Whether we are connected personally to the Indigenous community or not, learning about the gross injustice done towards this marginalized population is an ethical dilemma that has not gone unnoticed within high school education. Being of Cree heritage, I personally feel that the colonial intrusion that occurred in Canada has changed my life, as well as my mindset for what is proper and what is immoral.
It painted a sombre picture of being persecuted in a society that capitalized on their livelihoods for its own advantage. Canadian society continues to consume resources it does not own, revealing a facet of mankind that has created a stronghold over the Indigenous population and grips their cultural freedoms and expressions by its talons. It conveys a dark message of cultural disrespect, political ambition, law, and greed, which precludes the ability to pursue equality and find success in a nation that not only steals their resources, prohibiting the prosperity of Indigenous communities but likewise steals their spirit. This mental image serves as a testament to the belief that Indigenous interests are placed in the hands of those who wish to exploit Indigenous traditions and livelihoods for profit, impacting their identity, culture, as well as spiritual well-being.

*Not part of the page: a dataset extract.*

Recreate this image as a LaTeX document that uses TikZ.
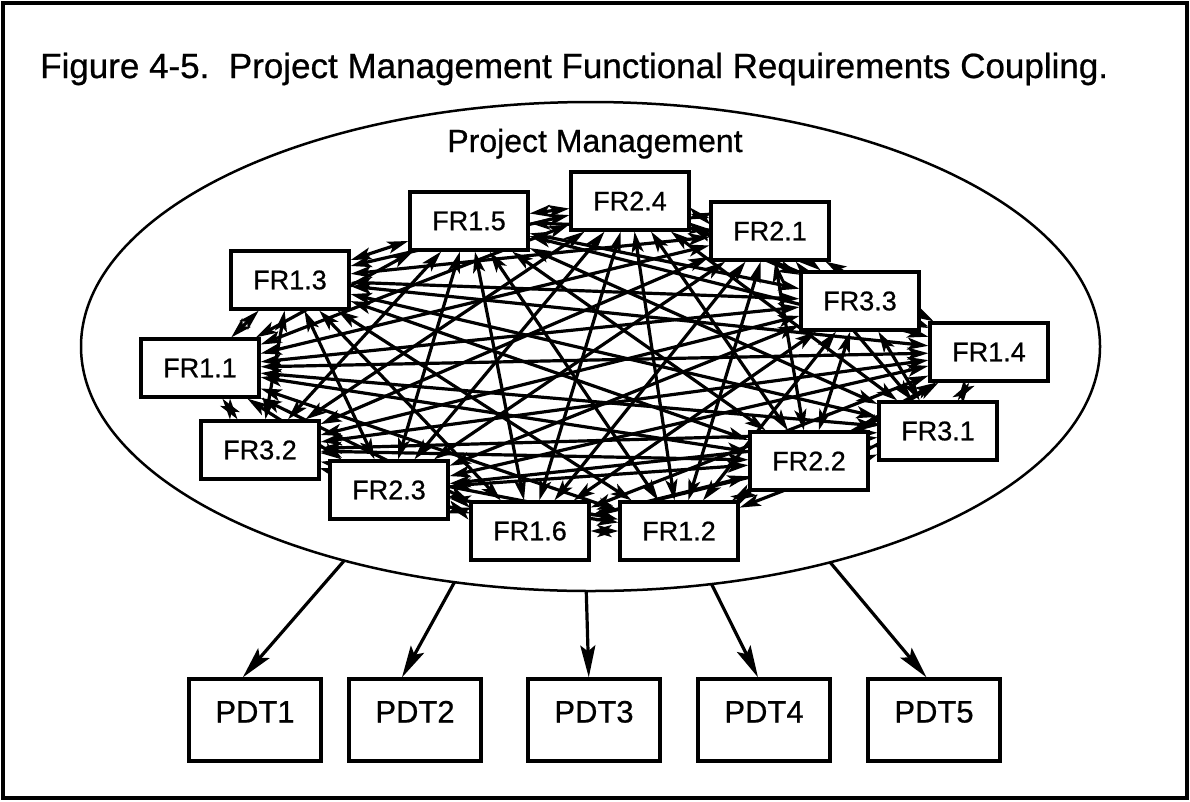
\documentclass[tikz,border=0pt]{standalone}
\usepackage{fontspec}
\setmainfont[FakeBold=0.7]{Liberation Sans}
\usetikzlibrary{arrows.meta,shapes.geometric}
\pgfdeclarelayer{back}
\pgfsetlayers{back,main}
\begin{document}
\begin{tikzpicture}[x=1pt,y=-1pt,
  frbox/.style={draw,line width=3.2pt,fill=white,minimum width=118pt,minimum height=58pt,
    inner sep=0pt,font=\fontsize{27}{30}\selectfont},
  pdtbox/.style={draw,line width=3.2pt,fill=white,minimum width=132pt,minimum height=82pt,
    inner sep=0pt,text height=23pt,text depth=18pt,font=\fontsize{31}{36}\selectfont},
  fhead/.tip={Stealth[length=21pt,width=12pt,inset=5pt]},
  link/.style={line width=3.2pt,arrows={fhead-fhead}},
  flow/.style={line width=3.2pt,-{Stealth[length=32pt,width=15pt,inset=6pt]}}]
\useasboundingbox (0,0) rectangle (1190,801);
% outer frame
\draw[line width=4pt] (3,3) rectangle (1187,798);
% caption
\node[anchor=base west,inner sep=0pt,font=\fontsize{35}{40}\selectfont] (title) at (40,78)
  {Figure 4-5.\ \ Project Management Functional Requirements Coupling.};
% the project management domain
\node[ellipse,draw,line width=2.5pt,minimum width=1019pt,minimum height=489pt,inner sep=0pt,outer sep=0pt]
  (pm) at (590.5,346.5) {};
\node[anchor=base,inner sep=0pt,font=\fontsize{32}{38}\selectfont] (pmlabel) at (595,152) {Project Management};
% functional requirements
\node[frbox] (fr15) at (469,221) {FR1.5};
\node[frbox] (fr24) at (630,201) {FR2.4};
\node[frbox] (fr21) at (770,231) {FR2.1};
\node[frbox] (fr33) at (860,301) {FR3.3};
\node[frbox] (fr14) at (989,352) {FR1.4};
\node[frbox] (fr31) at (938,431) {FR3.1};
\node[frbox] (fr22) at (809,461) {FR2.2};
\node[frbox] (fr12) at (679,531) {FR1.2};
\node[frbox] (fr16) at (530,531) {FR1.6};
\node[frbox] (fr23) at (389,490) {FR2.3};
\node[frbox] (fr32) at (260,450) {FR3.2};
\node[frbox] (fr11) at (200,368) {FR1.1};
\node[frbox] (fr13) at (290,280) {FR1.3};
% every requirement is coupled with every other one
\def\frlist{fr15,fr24,fr21,fr33,fr14,fr31,fr22,fr12,fr16,fr23,fr32,fr11,fr13}
\begin{pgfonlayer}{back}
\foreach \a [count=\i] in \frlist {
  \foreach \b [count=\j] in \frlist {
    \ifnum\j>\i \draw[link] (\a) -- (\b); \fi
  }
}
\end{pgfonlayer}
% product development teams
\node[pdtbox] (pdt1) at (255,720) {PDT1};
\node[pdtbox] (pdt2) at (415,720) {PDT2};
\node[pdtbox] (pdt3) at (594,720) {PDT3};
\node[pdtbox] (pdt4) at (764,720) {PDT4};
\node[pdtbox] (pdt5) at (934,720) {PDT5};
\draw[flow] (pm.221.7) -- (pdt1.106);
\draw[flow] (pm.240.7) -- (pdt2.107);
\draw[flow] (pm.269.6) -- (pdt3.97);
\draw[flow] (pm.297) -- (pdt4.98);
\draw[flow] (pm.318.1) -- (pdt5.100);
\end{tikzpicture}
\end{document}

The older I get, the more I can feel my ancestry slipping from me. I wear my non-status identity with uncertainty. Is my lineage enough or would my ancestors scoff? My heritage has never been a source of embarrassment, shame, or weakness. It is an insecurity of mine that people view it as ambiguous or uncertain. That Canada saw it as one that had to be masked, trimmed, undressed, and starved.
Perhaps because of my heritage, I interpret hope in the face of uncertainty. With Indigenous interest becoming a more prominent issue, this is reassurance that societal views towards Indigenous Peoples are positively changing for the well-being of the community that faced such a tragic history.
It is hard to ask for forgiveness for losing touch of a culture that you never knew. Perhaps being unable to fathom living the lifestyle your ancestors had tried so desperately to salvage outlines why this forgiveness is just so important. Maybe it is a start. And while forgiveness cannot right the wrongs of the past, author W.T. Jewkes depicts it perfectly—“It takes hope or faith or dreams of a new spring that will come of this winter for man to bother to throw the stones of renewal over his shoulder.” Using the backdrop of the historic arrogance displayed by Canadian society, it takes a bright horizon of hope to forgive the gloomy past. Destruction is not imminent when we can envision a land of solace, salvation, and quiescent reformation.